STATED PROBLEM:
Pictures within the data are to be left out; everything else must be reproduced exactly.

SUPPLIED DATA:
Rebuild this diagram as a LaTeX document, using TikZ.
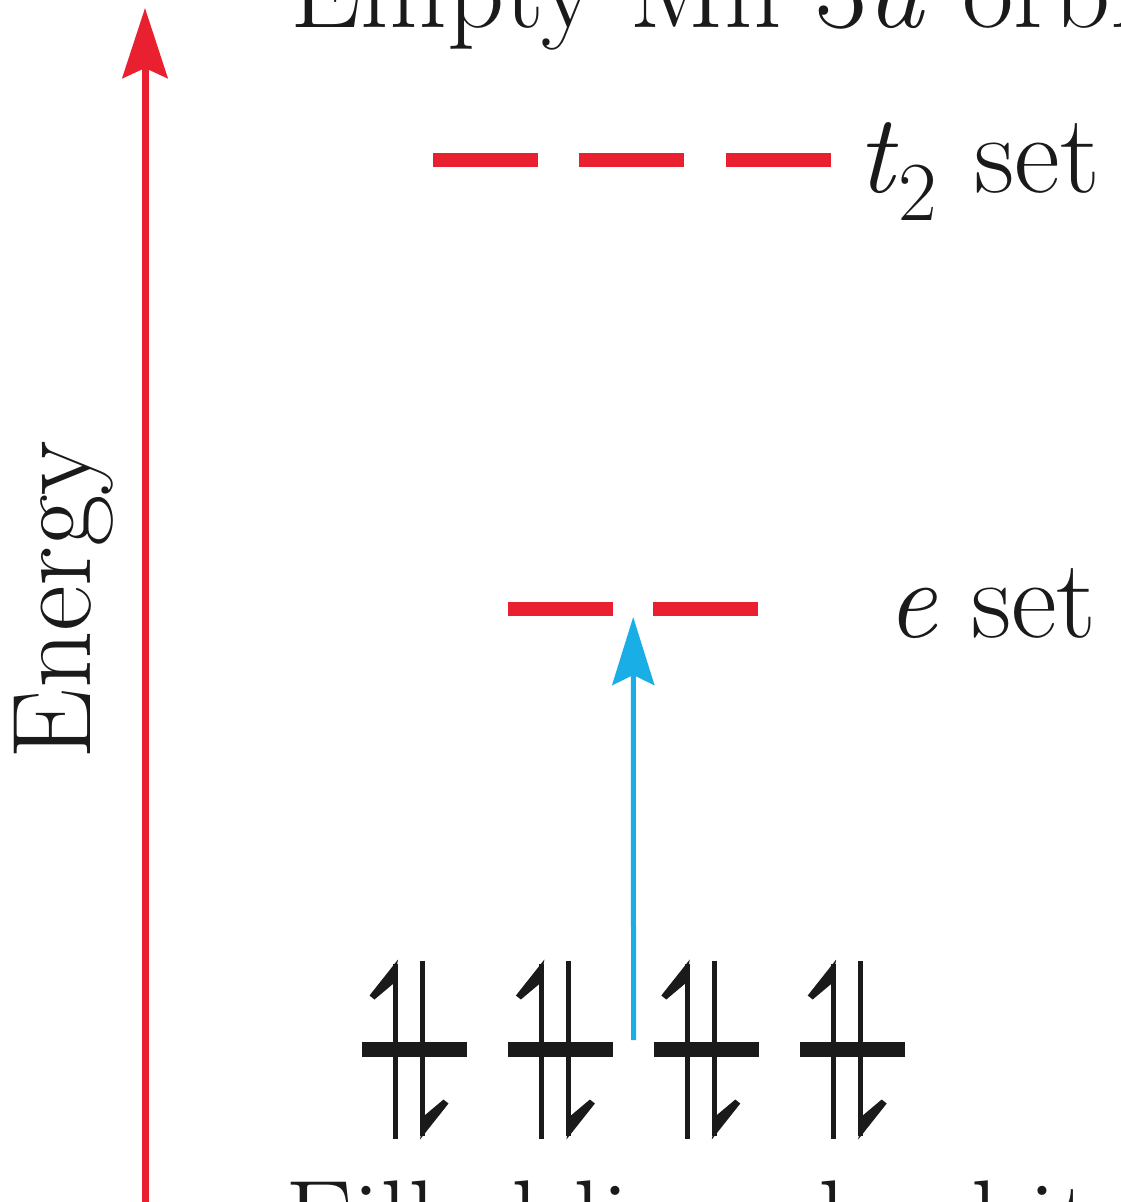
\documentclass[tikz,border=0pt]{standalone}
\usepackage{tikz}
\usetikzlibrary{arrows.meta,positioning,calc}
\definecolor{lvlRed}{HTML}{E8202F}
\definecolor{excBlue}{HTML}{19AEE6}
\definecolor{inkK}{HTML}{1A1A1A}

\tikzset{
  level/.style={fill=lvlRed, minimum width=105pt, minimum height=14pt, inner sep=0pt},
  filledlvl/.style={fill=inkK, minimum width=105pt, minimum height=15pt, inner sep=0pt},
  lbltext/.style={anchor=base west, text=inkK, inner sep=0pt},
  spin/.style={draw=inkK, line width=5pt},
  barb/.style={fill=inkK},
}

\begin{document}
\begin{tikzpicture}[x=1pt, y=-1pt, font=\fontsize{112}{124}\selectfont]
  \useasboundingbox (0,0) rectangle (1120,1202);
  \clip (0,0) rectangle (1120,1202);

  % energy axis
  \coordinate (ebot) at (145,1215);
  \coordinate (etop) at (145,8);
  \draw[lvlRed, line width=7pt, -{Stealth[length=70pt,width=45pt,inset=10pt]}] (ebot) -- (etop);
  \node[rotate=90, anchor=base, text=inkK, inner sep=0pt] (energy) at (90,600) {Energy};

  % empty Mn 3d orbitals
  \node[lbltext] (toplbl) at (290,27) {Empty Mn 3\textit{d} orbitals};

  \node[level] (t2a) at (485.5,160) {};
  \node[level, right=41pt of t2a] (t2b) {};
  \node[level, right=41pt of t2b] (t2c) {};
  \node[lbltext] (t2lbl) at (857,192) {\textit{t}\raisebox{-28pt}{\fontsize{84}{90}\selectfont 2}\hspace{4pt} set};

  \node[level] (ea) at (560.5,609) {};
  \node[level, right=40pt of ea] (eb) {};
  \node[lbltext] (elbl) at (886,637) {\textit{e} set};

  % filled ligand orbitals
  \node[filledlvl] (l1) at (414.5,1049.5) {};
  \node[filledlvl, right=41pt of l1] (l2) {};
  \node[filledlvl, right=40pt of l2] (l3) {};
  \node[filledlvl, right=41pt of l3] (l4) {};
  \foreach \o in {l1,l2,l3,l4}{
    \begin{scope}[shift={(\o)}]
      \draw[spin] (-19,89) -- (-19,-86);
      \fill[barb] (-16.5,-90) -- (-45,-54) -- (-40,-50) -- (-21,-66) -- cycle;
      \draw[spin] (8,-89) -- (8,86);
      \fill[barb] (5.5,90) -- (34,54) -- (29,50) -- (10,66) -- cycle;
    \end{scope}
  }
  \node[lbltext] (botlbl) at (285,1258) {Filled ligand orbitals};

  % excitation
  \coordinate (lgap) at ($(l2.east)!.5!(l3.west)+(0,-9.5)$);
  \coordinate (egap) at ($(ea.east)!.5!(eb.west)+(0,8)$);
  \draw[excBlue, line width=5pt, -{Stealth[length=68pt,width=42pt,inset=10pt]}] (lgap) -- (egap);
\end{tikzpicture}
\end{document}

ANSWER TO THIS PROBLEM:
Rebuild this diagram as a LaTeX document, using TikZ.
\documentclass[tikz,border=0pt]{standalone}
\usepackage{tikz}
\usetikzlibrary{arrows.meta,positioning,calc}
\definecolor{lvlRed}{HTML}{E8202F}
\definecolor{excBlue}{HTML}{19AEE6}
\definecolor{inkK}{HTML}{1A1A1A}

\tikzset{
  level/.style={fill=lvlRed, minimum width=105pt, minimum height=14pt, inner sep=0pt},
  filledlvl/.style={fill=inkK, minimum width=105pt, minimum height=15pt, inner sep=0pt},
  lbltext/.style={anchor=base west, text=inkK, inner sep=0pt},
  spin/.style={draw=inkK, line width=5pt},
  barb/.style={fill=inkK},
}

\begin{document}
\begin{tikzpicture}[x=1pt, y=-1pt, font=\fontsize{112}{124}\selectfont]
  \useasboundingbox (0,0) rectangle (1120,1202);
  \clip (0,0) rectangle (1120,1202);

  % energy axis
  \coordinate (ebot) at (145,1215);
  \coordinate (etop) at (145,8);
  \draw[lvlRed, line width=7pt, -{Stealth[length=70pt,width=45pt,inset=10pt]}] (ebot) -- (etop);
  \node[rotate=90, anchor=base, text=inkK, inner sep=0pt] (energy) at (90,600) {Energy};

  % empty Mn 3d orbitals
  \node[lbltext] (toplbl) at (290,27) {Empty Mn 3\textit{d} orbitals};

  \node[level] (t2a) at (485.5,160) {};
  \node[level, right=41pt of t2a] (t2b) {};
  \node[level, right=41pt of t2b] (t2c) {};
  \node[lbltext] (t2lbl) at (857,192) {\textit{t}\raisebox{-28pt}{\fontsize{84}{90}\selectfont 2}\hspace{4pt} set};

  \node[level] (ea) at (560.5,609) {};
  \node[level, right=40pt of ea] (eb) {};
  \node[lbltext] (elbl) at (886,637) {\textit{e} set};

  % filled ligand orbitals
  \node[filledlvl] (l1) at (414.5,1049.5) {};
  \node[filledlvl, right=41pt of l1] (l2) {};
  \node[filledlvl, right=40pt of l2] (l3) {};
  \node[filledlvl, right=41pt of l3] (l4) {};
  \foreach \o in {l1,l2,l3,l4}{
    \begin{scope}[shift={(\o)}]
      \draw[spin] (-19,89) -- (-19,-86);
      \fill[barb] (-16.5,-90) -- (-45,-54) -- (-40,-50) -- (-21,-66) -- cycle;
      \draw[spin] (8,-89) -- (8,86);
      \fill[barb] (5.5,90) -- (34,54) -- (29,50) -- (10,66) -- cycle;
    \end{scope}
  }
  \node[lbltext] (botlbl) at (285,1258) {Filled ligand orbitals};

  % excitation
  \coordinate (lgap) at ($(l2.east)!.5!(l3.west)+(0,-9.5)$);
  \coordinate (egap) at ($(ea.east)!.5!(eb.west)+(0,8)$);
  \draw[excBlue, line width=5pt, -{Stealth[length=68pt,width=42pt,inset=10pt]}] (lgap) -- (egap);
\end{tikzpicture}
\end{document}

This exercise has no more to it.